Questions of authority dominated the second half of the argument, when the plaintiff’s attorneys, Crittenden and Earl-Hubbard, spoke. Justice Sheryl Gordon McCloud asked whether demanding Lindquist’s records would require a search warrant.

Crittenden said no. He said the county was in a difficult position, hamstrung “by an elected official who doesn’t want to follow the (Public Records) Act.” That didn’t remove the county’s duty to seek the records, he added.

Madsen asked whether Lindquist could challenge the county if ordered to turn over the records. Crittenden said maybe Lindquist could do that — but it didn’t matter because it hadn’t happened.

“How far can you go?” Gonzales asked. “Who gets to look? What’s the standard?”

Crittenden said it wasn’t the plaintiff’s job to define the standard. It was the county’s job to adopt such standards for its employees.

“It’s pretty much an open-court admission that they haven’t done that,” he said.

Earl-Hubbard said “who gets to look?” was the wrong question, and that applying standards of criminal law to workplace issues was inappropriate.

“This is not a law enforcement investigation,” she said. “This is a workplace intrusion. He has what he has conceded are work texts that he placed on his own phone by his own choice. The employer is now authorized to ask the employee for those records.”

McCloud and Stephens both asked for the law that defined that authority.

Earl-Hubbard said the authority was implicit — a condition of employment.

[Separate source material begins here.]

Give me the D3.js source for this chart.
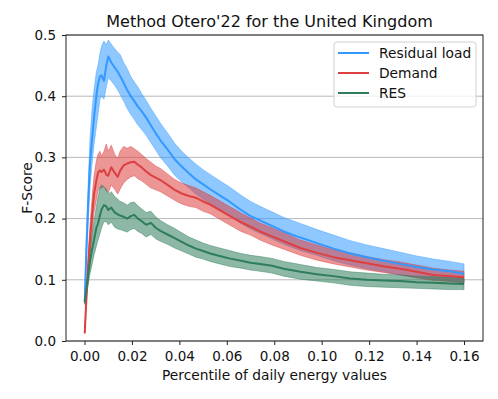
<!DOCTYPE html>
<html>
<head>
<meta charset="utf-8">
<script src="https://cdn.jsdelivr.net/npm/d3@7"></script>
<style>
  body { margin: 0; background: #fff; }
  text { font-family: 'DejaVu Sans', sans-serif; }
</style>
</head>
<body>
<script>
// percentile positions shared by all three series
var pct = [0.0001,0.0008,0.0015,0.0023,0.0032,0.004,0.005,0.0057,0.0065,0.0072,0.0082,0.0092,0.01,0.0113,0.0127,0.014,0.015,0.0165,0.018,0.0195,0.021,0.0225,0.024,0.026,0.028,0.030,0.032,0.035,0.038,0.041,0.044,0.047,0.050,0.053,0.057,0.061,0.066,0.070,0.074,0.079,0.084,0.091,0.098,0.105,0.112,0.119,0.126,0.133,0.140,0.147,0.154,0.160];

var residualMean = [0.065,0.15,0.22,0.29,0.33,0.365,0.40,0.42,0.432,0.434,0.425,0.45,0.465,0.455,0.447,0.44,0.433,0.422,0.41,0.4,0.392,0.383,0.376,0.365,0.352,0.34,0.328,0.313,0.297,0.285,0.274,0.264,0.256,0.248,0.238,0.228,0.214,0.204,0.197,0.188,0.179,0.169,0.16,0.151,0.143,0.137,0.131,0.126,0.121,0.117,0.114,0.11];
var residualHi = [0.07,0.17,0.25,0.33,0.38,0.41,0.44,0.45,0.47,0.482,0.49,0.484,0.492,0.485,0.478,0.472,0.468,0.455,0.445,0.432,0.423,0.415,0.405,0.393,0.38,0.368,0.356,0.34,0.323,0.31,0.299,0.289,0.28,0.272,0.262,0.252,0.238,0.228,0.22,0.211,0.202,0.192,0.182,0.173,0.164,0.157,0.151,0.145,0.139,0.134,0.13,0.126];
var residualLo = [0.06,0.13,0.19,0.25,0.29,0.32,0.35,0.37,0.395,0.40,0.395,0.415,0.43,0.425,0.418,0.41,0.403,0.392,0.38,0.37,0.362,0.353,0.346,0.336,0.324,0.312,0.3,0.286,0.271,0.26,0.25,0.24,0.232,0.225,0.215,0.205,0.192,0.183,0.176,0.167,0.158,0.148,0.14,0.131,0.124,0.118,0.113,0.108,0.104,0.1,0.098,0.095];

var demandMean = [0.013,0.07,0.12,0.165,0.205,0.24,0.262,0.275,0.279,0.276,0.28,0.272,0.27,0.284,0.275,0.268,0.278,0.287,0.29,0.292,0.293,0.288,0.284,0.277,0.271,0.267,0.263,0.255,0.247,0.241,0.237,0.234,0.228,0.223,0.214,0.205,0.194,0.187,0.179,0.171,0.163,0.152,0.144,0.137,0.132,0.127,0.122,0.118,0.113,0.108,0.106,0.104];
var demandHi = [0.015,0.08,0.14,0.19,0.235,0.27,0.295,0.305,0.31,0.302,0.31,0.322,0.31,0.32,0.305,0.298,0.31,0.318,0.315,0.318,0.314,0.31,0.305,0.298,0.292,0.286,0.282,0.273,0.264,0.258,0.254,0.25,0.244,0.238,0.229,0.22,0.209,0.201,0.193,0.185,0.177,0.165,0.157,0.149,0.144,0.138,0.133,0.129,0.124,0.119,0.116,0.114];
var demandLo = [0.011,0.06,0.1,0.14,0.175,0.21,0.23,0.245,0.25,0.25,0.252,0.245,0.242,0.255,0.248,0.24,0.248,0.258,0.264,0.268,0.27,0.265,0.262,0.256,0.25,0.247,0.244,0.237,0.23,0.224,0.22,0.218,0.212,0.208,0.199,0.19,0.179,0.173,0.165,0.157,0.15,0.14,0.132,0.126,0.121,0.116,0.112,0.108,0.103,0.099,0.097,0.095];

var resMean = [0.063,0.085,0.105,0.13,0.15,0.165,0.185,0.192,0.205,0.215,0.222,0.22,0.214,0.218,0.21,0.207,0.205,0.203,0.2,0.204,0.206,0.2,0.196,0.19,0.193,0.185,0.18,0.174,0.168,0.162,0.156,0.151,0.147,0.143,0.139,0.135,0.131,0.128,0.126,0.123,0.118,0.113,0.109,0.106,0.102,0.1,0.099,0.098,0.096,0.095,0.094,0.093];
var resHi = [0.066,0.095,0.12,0.15,0.175,0.195,0.22,0.235,0.25,0.255,0.252,0.248,0.24,0.244,0.236,0.232,0.228,0.226,0.222,0.226,0.227,0.221,0.216,0.21,0.212,0.203,0.197,0.19,0.184,0.177,0.17,0.165,0.16,0.156,0.152,0.148,0.143,0.14,0.138,0.135,0.13,0.125,0.12,0.117,0.113,0.111,0.109,0.108,0.106,0.105,0.104,0.102];
var resLo = [0.06,0.075,0.09,0.11,0.125,0.14,0.155,0.165,0.175,0.185,0.195,0.195,0.19,0.194,0.186,0.183,0.182,0.18,0.178,0.182,0.184,0.179,0.176,0.17,0.174,0.167,0.163,0.158,0.152,0.147,0.142,0.137,0.134,0.13,0.126,0.122,0.119,0.116,0.114,0.111,0.106,0.101,0.098,0.095,0.091,0.089,0.088,0.087,0.086,0.085,0.084,0.084];

var seriesNames = ['Residual load', 'Demand', 'RES'];
var xTicks = [0, 0.02, 0.04, 0.06, 0.08, 0.10, 0.12, 0.14, 0.16];
var yTicks = [0, 0.1, 0.2, 0.3, 0.4, 0.5];

var colors = ['#3399ff', '#dd4040', '#2e7d5b'];
var series = [
  {mean: residualMean, lo: residualLo, hi: residualHi},
  {mean: demandMean, lo: demandLo, hi: demandHi},
  {mean: resMean, lo: resLo, hi: resHi}
];

var margin = {top: 35, right: 15, bottom: 58, left: 66},
  width = 498 - margin.left - margin.right,
  height = 399 - margin.top - margin.bottom;

var svg = d3.select('body')
  .append('svg')
  .attr('width', 498)
  .attr('height', 399);

var chart = svg.append('g')
  .attr('transform', `translate(${margin.left},${margin.top})`);

var x = d3.scaleLinear()
  .domain([-0.0078, 0.168])
  .range([0, width]);
var y = d3.scaleLinear()
  .domain([0, 0.5])
  .range([height, 0]);

// grid
chart.append('g')
  .selectAll('line')
  .data(yTicks)
  .enter()
    .append('line')
    .attr('x1', 0)
    .attr('x2', width)
    .attr('y1', d => y(d))
    .attr('y2', d => y(d))
    .attr('stroke', '#b0b0b0')
    .attr('stroke-width', 0.9);

var area = d3.area()
  .x((d, i) => x(pct[i]))
  .y0(d => y(d[0]))
  .y1(d => y(d[1]));
var line = d3.line()
  .x((d, i) => x(pct[i]))
  .y(d => y(d));

// bands under lines, like matplotlib zorder
series.forEach(function(s, k) {
  chart.append('path')
    .datum(s.lo.map((v, i) => [v, s.hi[i]]))
    .attr('d', area)
    .attr('fill', colors[k])
    .attr('fill-opacity', 0.55)
    .attr('stroke', colors[k])
    .attr('stroke-opacity', 0.55)
    .attr('stroke-width', 0.8);
});
series.forEach(function(s, k) {
  chart.append('path')
    .datum(s.mean)
    .attr('d', line)
    .attr('fill', 'none')
    .attr('stroke', colors[k])
    .attr('stroke-width', 2)
    .attr('stroke-linejoin', 'round');
});

function xAxis(g) {
  g.attr('transform', `translate(0,${height})`)
   .call(d3.axisBottom(x).tickValues(xTicks).tickFormat(d3.format('.2f')).tickSizeOuter(0).tickSize(4).tickPadding(6))
   .attr('font-size', '13.5px')
   .attr('font-family', 'DejaVu Sans');
  g.select('.domain').remove();
}
function yAxis(g) {
  g.call(d3.axisLeft(y).tickValues(yTicks).tickFormat(d3.format('.1f')).tickSizeOuter(0).tickSize(4).tickPadding(6))
   .attr('font-size', '13.5px')
   .attr('font-family', 'DejaVu Sans');
  g.select('.domain').remove();
}
chart.append('g').call(xAxis);
chart.append('g').call(yAxis);
chart.selectAll('.tick line').attr('stroke', '#222');
chart.selectAll('.tick text').attr('fill', '#111');

// frame
chart.append('rect')
  .attr('width', width)
  .attr('height', height)
  .attr('fill', 'none')
  .attr('stroke', '#222')
  .attr('stroke-width', 1);

chart.append('text')
  .attr('x', width / 2 - 5)
  .attr('y', -8)
  .attr('text-anchor', 'middle')
  .attr('font-size', '16px')
  .attr('fill', '#111')
  .text("Method Otero'22 for the United Kingdom");

chart.append('text')
  .attr('x', width / 2)
  .attr('y', height + 39)
  .attr('text-anchor', 'middle')
  .attr('font-size', '13.8px')
  .attr('fill', '#111')
  .text('Percentile of daily energy values');

chart.append('text')
  .attr('transform', `translate(-34,${height / 2}) rotate(-90)`)
  .attr('text-anchor', 'middle')
  .attr('font-size', '13.8px')
  .attr('fill', '#111')
  .text('F-Score');

// legend
var legend = chart.append('g')
  .attr('transform', 'translate(268,7)');
legend.append('rect')
  .attr('width', 142)
  .attr('height', 65)
  .attr('rx', 3)
  .attr('fill', '#fff')
  .attr('fill-opacity', 0.8)
  .attr('stroke', '#d0d0d0');
var rows = legend.selectAll('g')
  .data(seriesNames)
  .enter()
    .append('g')
    .attr('transform', (d, i) => `translate(0,${11 + i * 20})`);
rows.append('line')
  .attr('x1', 4)
  .attr('x2', 35)
  .attr('stroke', (d, i) => colors[i])
  .attr('stroke-width', 2);
rows.append('text')
  .attr('x', 45)
  .attr('y', 5)
  .attr('font-size', '13.8px')
  .attr('fill', '#111')
  .text(d => d);
</script>
</body>
</html>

Lindquist’s claims of privacy had to be proven, not just claimed.

“It’s the reasonableness of the expectation of privacy,” she said. “We don’t allow officials to come in creating a view of the public records law that drives a truck through it.”

Wiggins asked whether a privilege log — a list of the disputed records that provides rough descriptions and why they might be private — would help the situation. Earl-Hubbard said it might, but a judge would have to see the records to create such a log.

“One of the arguments being made here is it wouldn’t be appropriate for even a judge to get a look at this,” she said. “It’s not a constitutional violation for a judge to do his or her job. These records have never been reviewed by the county or by a judge.”

That point touched on one possible outcome of Thursday’s arguments.

If the high court agrees with Nissen and her attorneys, next steps could include remanding the case to Thurston County Superior Court, where it began, and ordering a judge to conduct an in-camera review.

Talmadge also alluded to that prospect, saying the same privacy arguments brought to the high court would likely reappear in the lower court if the case continues.